▸ **THE REQUEST**
Only the lines from the start of the data through the line with "v in x_grid]" belong in the copy. Restate them word for word, minus the pictures.

▸ **PROVIDED MATERIAL**

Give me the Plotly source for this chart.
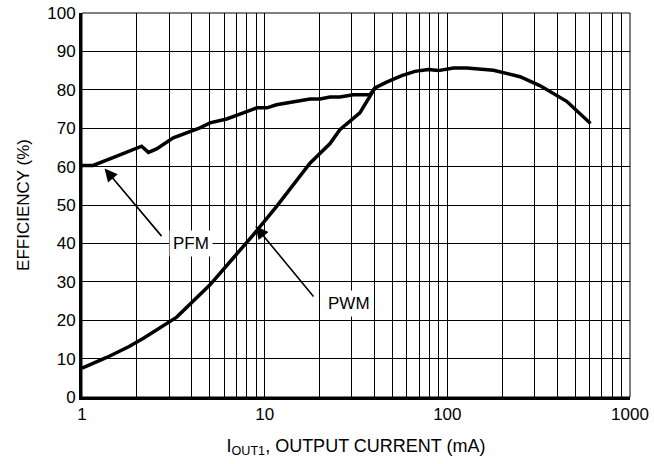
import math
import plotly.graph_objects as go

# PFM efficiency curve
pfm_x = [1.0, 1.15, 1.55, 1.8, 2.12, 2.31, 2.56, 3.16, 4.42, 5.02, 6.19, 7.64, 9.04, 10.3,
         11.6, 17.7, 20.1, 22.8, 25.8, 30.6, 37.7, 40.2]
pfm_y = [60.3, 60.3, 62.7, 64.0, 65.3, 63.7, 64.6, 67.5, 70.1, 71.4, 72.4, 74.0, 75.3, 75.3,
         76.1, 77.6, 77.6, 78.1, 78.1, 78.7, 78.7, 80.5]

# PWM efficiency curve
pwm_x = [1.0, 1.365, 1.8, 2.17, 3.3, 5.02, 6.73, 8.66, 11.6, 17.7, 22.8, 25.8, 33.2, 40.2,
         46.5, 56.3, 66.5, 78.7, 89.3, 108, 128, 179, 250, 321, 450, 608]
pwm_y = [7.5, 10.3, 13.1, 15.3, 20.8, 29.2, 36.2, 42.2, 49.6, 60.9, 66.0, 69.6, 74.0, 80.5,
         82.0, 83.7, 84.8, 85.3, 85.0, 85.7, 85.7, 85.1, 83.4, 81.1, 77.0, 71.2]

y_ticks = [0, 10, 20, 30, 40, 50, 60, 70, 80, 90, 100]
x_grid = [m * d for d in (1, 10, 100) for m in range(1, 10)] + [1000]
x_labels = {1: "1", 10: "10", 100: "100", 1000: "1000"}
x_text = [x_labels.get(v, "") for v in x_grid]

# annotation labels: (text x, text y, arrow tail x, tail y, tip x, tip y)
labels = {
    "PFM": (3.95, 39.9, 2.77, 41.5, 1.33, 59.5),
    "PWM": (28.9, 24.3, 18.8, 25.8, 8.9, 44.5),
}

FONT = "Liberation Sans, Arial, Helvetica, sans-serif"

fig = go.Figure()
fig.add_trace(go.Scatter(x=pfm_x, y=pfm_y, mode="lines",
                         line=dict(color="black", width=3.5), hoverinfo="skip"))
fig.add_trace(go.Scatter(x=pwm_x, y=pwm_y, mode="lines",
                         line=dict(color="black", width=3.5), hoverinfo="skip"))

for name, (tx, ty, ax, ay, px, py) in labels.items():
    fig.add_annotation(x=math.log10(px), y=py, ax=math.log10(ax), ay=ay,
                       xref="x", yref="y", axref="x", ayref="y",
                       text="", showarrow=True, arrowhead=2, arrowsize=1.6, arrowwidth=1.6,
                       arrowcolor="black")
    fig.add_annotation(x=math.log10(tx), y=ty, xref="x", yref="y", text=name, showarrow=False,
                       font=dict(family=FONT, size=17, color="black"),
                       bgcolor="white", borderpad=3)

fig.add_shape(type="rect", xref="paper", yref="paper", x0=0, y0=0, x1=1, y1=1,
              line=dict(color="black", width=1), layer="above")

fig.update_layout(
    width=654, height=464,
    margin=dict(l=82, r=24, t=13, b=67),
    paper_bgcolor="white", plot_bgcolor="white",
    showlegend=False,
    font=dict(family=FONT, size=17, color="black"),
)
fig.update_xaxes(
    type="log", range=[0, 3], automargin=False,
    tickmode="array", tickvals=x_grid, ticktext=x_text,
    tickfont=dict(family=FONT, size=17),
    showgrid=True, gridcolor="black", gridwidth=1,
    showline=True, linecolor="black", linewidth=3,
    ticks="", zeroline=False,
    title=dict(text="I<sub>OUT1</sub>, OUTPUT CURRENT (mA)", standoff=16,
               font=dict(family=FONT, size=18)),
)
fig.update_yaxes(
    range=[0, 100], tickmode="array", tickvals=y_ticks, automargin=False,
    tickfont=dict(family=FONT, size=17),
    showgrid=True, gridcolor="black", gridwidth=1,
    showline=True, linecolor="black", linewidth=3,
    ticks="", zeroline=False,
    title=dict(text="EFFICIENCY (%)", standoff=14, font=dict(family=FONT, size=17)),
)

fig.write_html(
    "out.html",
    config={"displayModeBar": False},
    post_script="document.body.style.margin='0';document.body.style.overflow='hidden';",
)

▸ **THE SOLUTION**
Give me the Plotly source for this chart.
import math
import plotly.graph_objects as go

# PFM efficiency curve
pfm_x = [1.0, 1.15, 1.55, 1.8, 2.12, 2.31, 2.56, 3.16, 4.42, 5.02, 6.19, 7.64, 9.04, 10.3,
         11.6, 17.7, 20.1, 22.8, 25.8, 30.6, 37.7, 40.2]
pfm_y = [60.3, 60.3, 62.7, 64.0, 65.3, 63.7, 64.6, 67.5, 70.1, 71.4, 72.4, 74.0, 75.3, 75.3,
         76.1, 77.6, 77.6, 78.1, 78.1, 78.7, 78.7, 80.5]

# PWM efficiency curve
pwm_x = [1.0, 1.365, 1.8, 2.17, 3.3, 5.02, 6.73, 8.66, 11.6, 17.7, 22.8, 25.8, 33.2, 40.2,
         46.5, 56.3, 66.5, 78.7, 89.3, 108, 128, 179, 250, 321, 450, 608]
pwm_y = [7.5, 10.3, 13.1, 15.3, 20.8, 29.2, 36.2, 42.2, 49.6, 60.9, 66.0, 69.6, 74.0, 80.5,
         82.0, 83.7, 84.8, 85.3, 85.0, 85.7, 85.7, 85.1, 83.4, 81.1, 77.0, 71.2]

y_ticks = [0, 10, 20, 30, 40, 50, 60, 70, 80, 90, 100]
x_grid = [m * d for d in (1, 10, 100) for m in range(1, 10)] + [1000]
x_labels = {1: "1", 10: "10", 100: "100", 1000: "1000"}
x_text = [x_labels.get(v, "") for v in x_grid]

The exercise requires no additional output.